● **STATED GOAL**:
Copy the lines of the data below exactly, starting at the first and stopping after the line that contains "plt.rcParams['font.family'] = ['Liberation"; include no pictures.

[Begin]

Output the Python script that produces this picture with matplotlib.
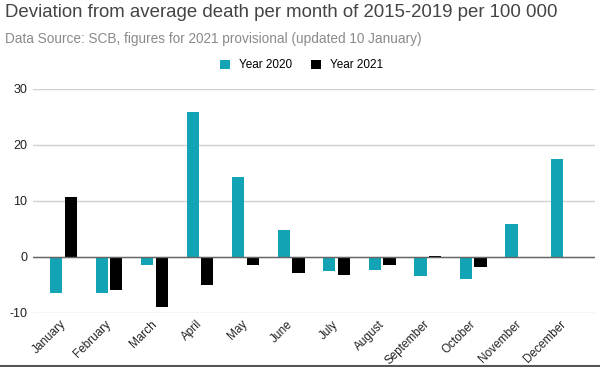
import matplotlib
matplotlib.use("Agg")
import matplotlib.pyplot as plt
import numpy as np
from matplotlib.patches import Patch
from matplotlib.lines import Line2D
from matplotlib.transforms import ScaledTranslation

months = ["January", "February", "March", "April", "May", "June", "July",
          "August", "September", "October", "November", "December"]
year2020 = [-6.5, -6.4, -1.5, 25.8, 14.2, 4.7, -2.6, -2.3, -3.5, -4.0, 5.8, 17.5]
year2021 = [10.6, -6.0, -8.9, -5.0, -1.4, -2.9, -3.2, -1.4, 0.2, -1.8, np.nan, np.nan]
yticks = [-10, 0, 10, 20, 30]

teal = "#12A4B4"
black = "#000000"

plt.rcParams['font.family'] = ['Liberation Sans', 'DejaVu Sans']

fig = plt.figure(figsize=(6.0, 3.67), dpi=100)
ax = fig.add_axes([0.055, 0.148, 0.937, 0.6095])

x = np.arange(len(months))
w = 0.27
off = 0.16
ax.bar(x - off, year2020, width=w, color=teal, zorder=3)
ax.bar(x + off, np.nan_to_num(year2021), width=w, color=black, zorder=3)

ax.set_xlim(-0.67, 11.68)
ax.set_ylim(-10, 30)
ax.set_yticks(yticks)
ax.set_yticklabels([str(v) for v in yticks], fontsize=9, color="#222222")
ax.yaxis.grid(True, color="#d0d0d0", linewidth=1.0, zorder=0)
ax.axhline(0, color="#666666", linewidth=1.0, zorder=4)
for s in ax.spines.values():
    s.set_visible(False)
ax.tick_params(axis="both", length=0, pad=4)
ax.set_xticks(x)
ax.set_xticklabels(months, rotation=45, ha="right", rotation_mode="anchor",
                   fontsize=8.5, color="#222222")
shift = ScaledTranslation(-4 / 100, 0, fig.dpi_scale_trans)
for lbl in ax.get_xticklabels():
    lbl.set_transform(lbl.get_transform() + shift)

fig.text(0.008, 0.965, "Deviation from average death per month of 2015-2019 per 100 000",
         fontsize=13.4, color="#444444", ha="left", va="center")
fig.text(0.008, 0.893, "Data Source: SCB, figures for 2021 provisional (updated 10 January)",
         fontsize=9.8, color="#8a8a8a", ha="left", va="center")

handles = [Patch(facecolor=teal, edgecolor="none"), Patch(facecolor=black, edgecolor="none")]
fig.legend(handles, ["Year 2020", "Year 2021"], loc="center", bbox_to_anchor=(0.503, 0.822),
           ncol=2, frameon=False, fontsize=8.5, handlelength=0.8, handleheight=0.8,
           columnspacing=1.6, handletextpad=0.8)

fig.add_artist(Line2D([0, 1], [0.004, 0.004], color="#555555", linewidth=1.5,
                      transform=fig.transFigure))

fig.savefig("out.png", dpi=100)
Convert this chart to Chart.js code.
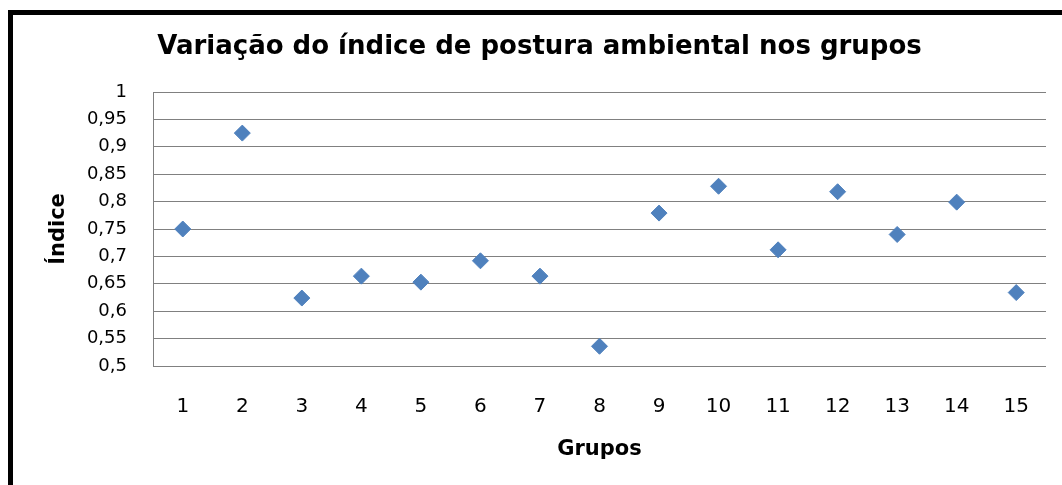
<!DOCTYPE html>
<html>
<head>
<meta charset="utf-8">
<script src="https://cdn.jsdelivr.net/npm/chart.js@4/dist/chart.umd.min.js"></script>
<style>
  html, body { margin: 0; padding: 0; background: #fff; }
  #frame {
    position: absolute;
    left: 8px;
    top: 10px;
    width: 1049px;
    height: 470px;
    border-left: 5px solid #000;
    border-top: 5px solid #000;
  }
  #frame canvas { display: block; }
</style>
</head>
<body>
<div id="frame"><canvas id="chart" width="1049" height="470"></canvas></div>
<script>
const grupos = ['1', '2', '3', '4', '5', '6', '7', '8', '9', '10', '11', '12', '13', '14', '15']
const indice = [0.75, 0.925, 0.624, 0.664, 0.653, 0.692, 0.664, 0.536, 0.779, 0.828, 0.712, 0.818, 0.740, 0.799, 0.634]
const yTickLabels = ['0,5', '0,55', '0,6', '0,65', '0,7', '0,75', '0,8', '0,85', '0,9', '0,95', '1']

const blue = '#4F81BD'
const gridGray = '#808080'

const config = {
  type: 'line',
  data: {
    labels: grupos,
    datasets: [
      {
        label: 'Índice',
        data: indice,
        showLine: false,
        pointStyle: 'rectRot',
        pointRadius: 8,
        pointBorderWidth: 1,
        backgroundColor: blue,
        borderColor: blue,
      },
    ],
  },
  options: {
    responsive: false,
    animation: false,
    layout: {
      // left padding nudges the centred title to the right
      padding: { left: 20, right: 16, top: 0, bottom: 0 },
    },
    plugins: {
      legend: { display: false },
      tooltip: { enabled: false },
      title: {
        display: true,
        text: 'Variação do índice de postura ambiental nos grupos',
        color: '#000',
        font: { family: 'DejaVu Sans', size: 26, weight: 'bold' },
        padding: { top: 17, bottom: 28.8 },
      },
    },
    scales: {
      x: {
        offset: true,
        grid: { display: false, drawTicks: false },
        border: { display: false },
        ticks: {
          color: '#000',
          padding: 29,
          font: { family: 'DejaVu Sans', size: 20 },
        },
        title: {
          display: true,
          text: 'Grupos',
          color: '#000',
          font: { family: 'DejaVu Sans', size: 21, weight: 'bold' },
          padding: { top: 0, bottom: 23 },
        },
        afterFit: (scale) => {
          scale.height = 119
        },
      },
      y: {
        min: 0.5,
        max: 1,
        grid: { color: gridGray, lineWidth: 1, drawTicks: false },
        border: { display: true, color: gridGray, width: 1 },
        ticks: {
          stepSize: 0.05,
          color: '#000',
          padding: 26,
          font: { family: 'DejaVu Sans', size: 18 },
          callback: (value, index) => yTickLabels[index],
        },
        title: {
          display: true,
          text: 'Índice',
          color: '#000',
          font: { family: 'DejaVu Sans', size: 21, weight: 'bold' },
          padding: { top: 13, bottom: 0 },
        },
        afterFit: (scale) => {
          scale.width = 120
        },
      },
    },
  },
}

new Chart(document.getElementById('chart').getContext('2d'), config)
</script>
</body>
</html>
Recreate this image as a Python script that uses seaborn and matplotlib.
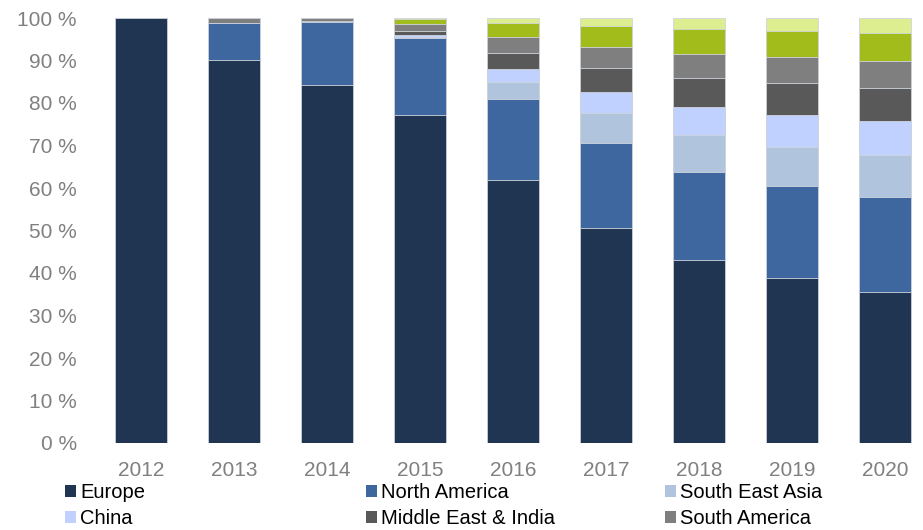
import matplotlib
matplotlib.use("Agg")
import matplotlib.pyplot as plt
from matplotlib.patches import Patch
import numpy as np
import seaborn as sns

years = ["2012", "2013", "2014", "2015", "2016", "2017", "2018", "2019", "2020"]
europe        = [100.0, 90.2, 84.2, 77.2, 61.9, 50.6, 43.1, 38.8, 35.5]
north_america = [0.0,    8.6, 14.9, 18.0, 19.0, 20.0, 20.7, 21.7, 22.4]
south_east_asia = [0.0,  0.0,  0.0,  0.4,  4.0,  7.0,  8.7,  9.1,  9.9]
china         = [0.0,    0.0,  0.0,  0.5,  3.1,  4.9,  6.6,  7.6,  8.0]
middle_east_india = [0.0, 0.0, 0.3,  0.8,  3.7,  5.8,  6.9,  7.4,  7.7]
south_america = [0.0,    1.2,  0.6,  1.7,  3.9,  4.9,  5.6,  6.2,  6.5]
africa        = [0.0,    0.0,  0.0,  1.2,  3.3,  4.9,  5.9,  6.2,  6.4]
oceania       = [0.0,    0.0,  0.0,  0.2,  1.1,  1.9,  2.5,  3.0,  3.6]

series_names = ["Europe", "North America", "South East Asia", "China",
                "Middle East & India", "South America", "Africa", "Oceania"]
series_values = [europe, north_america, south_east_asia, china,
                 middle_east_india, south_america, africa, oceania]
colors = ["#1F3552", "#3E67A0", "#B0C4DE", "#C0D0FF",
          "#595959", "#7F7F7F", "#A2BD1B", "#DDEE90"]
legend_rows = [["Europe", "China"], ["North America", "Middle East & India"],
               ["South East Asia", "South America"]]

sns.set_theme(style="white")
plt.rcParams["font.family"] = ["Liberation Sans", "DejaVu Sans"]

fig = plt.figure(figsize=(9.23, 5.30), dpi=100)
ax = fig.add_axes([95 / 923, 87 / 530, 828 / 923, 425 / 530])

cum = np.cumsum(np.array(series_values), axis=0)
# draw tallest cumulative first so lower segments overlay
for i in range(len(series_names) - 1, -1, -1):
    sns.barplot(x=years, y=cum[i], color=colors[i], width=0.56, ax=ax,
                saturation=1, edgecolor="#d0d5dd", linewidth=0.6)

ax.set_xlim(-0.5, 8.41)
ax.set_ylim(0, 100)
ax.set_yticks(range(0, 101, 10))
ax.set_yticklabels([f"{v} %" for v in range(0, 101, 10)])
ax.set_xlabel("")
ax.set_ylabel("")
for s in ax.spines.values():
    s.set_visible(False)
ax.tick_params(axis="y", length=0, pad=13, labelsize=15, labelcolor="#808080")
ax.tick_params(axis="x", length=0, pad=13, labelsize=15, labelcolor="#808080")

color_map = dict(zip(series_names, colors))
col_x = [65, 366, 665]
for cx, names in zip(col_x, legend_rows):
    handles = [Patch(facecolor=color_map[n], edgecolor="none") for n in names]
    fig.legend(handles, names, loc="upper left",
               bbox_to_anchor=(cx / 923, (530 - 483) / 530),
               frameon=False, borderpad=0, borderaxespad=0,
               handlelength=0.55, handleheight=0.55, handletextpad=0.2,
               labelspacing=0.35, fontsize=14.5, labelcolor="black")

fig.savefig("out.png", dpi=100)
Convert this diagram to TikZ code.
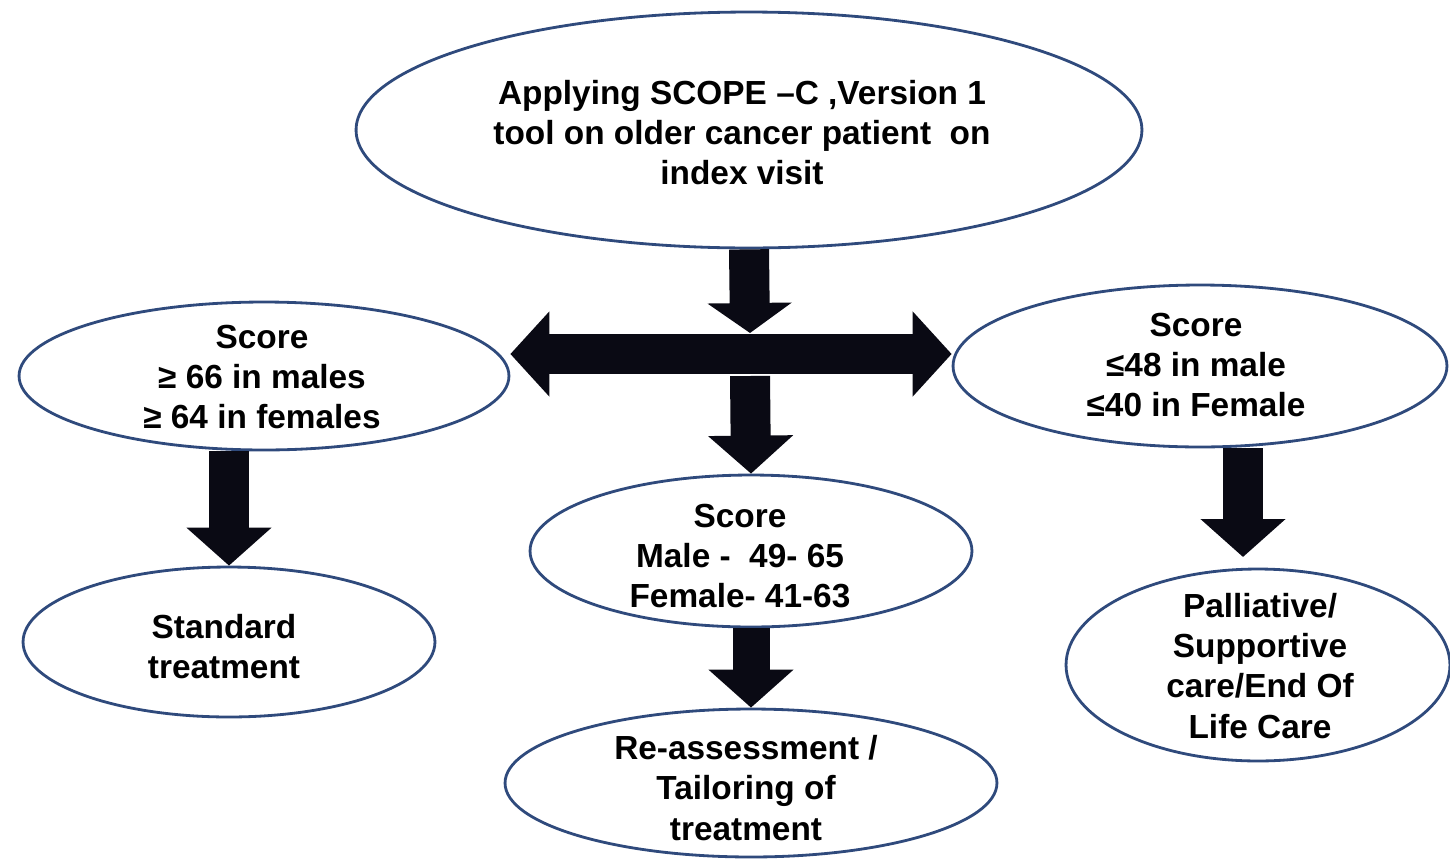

[End]

● **EXERCISE RESPONSE**:
Output the Python script that produces this picture with matplotlib.
import matplotlib
matplotlib.use("Agg")
import matplotlib.pyplot as plt
import numpy as np
from matplotlib.patches import Patch
from matplotlib.lines import Line2D
from matplotlib.transforms import ScaledTranslation

months = ["January", "February", "March", "April", "May", "June", "July",
          "August", "September", "October", "November", "December"]
year2020 = [-6.5, -6.4, -1.5, 25.8, 14.2, 4.7, -2.6, -2.3, -3.5, -4.0, 5.8, 17.5]
year2021 = [10.6, -6.0, -8.9, -5.0, -1.4, -2.9, -3.2, -1.4, 0.2, -1.8, np.nan, np.nan]
yticks = [-10, 0, 10, 20, 30]

teal = "#12A4B4"
black = "#000000"

plt.rcParams['font.family'] = ['Liberation Sans', 'DejaVu Sans']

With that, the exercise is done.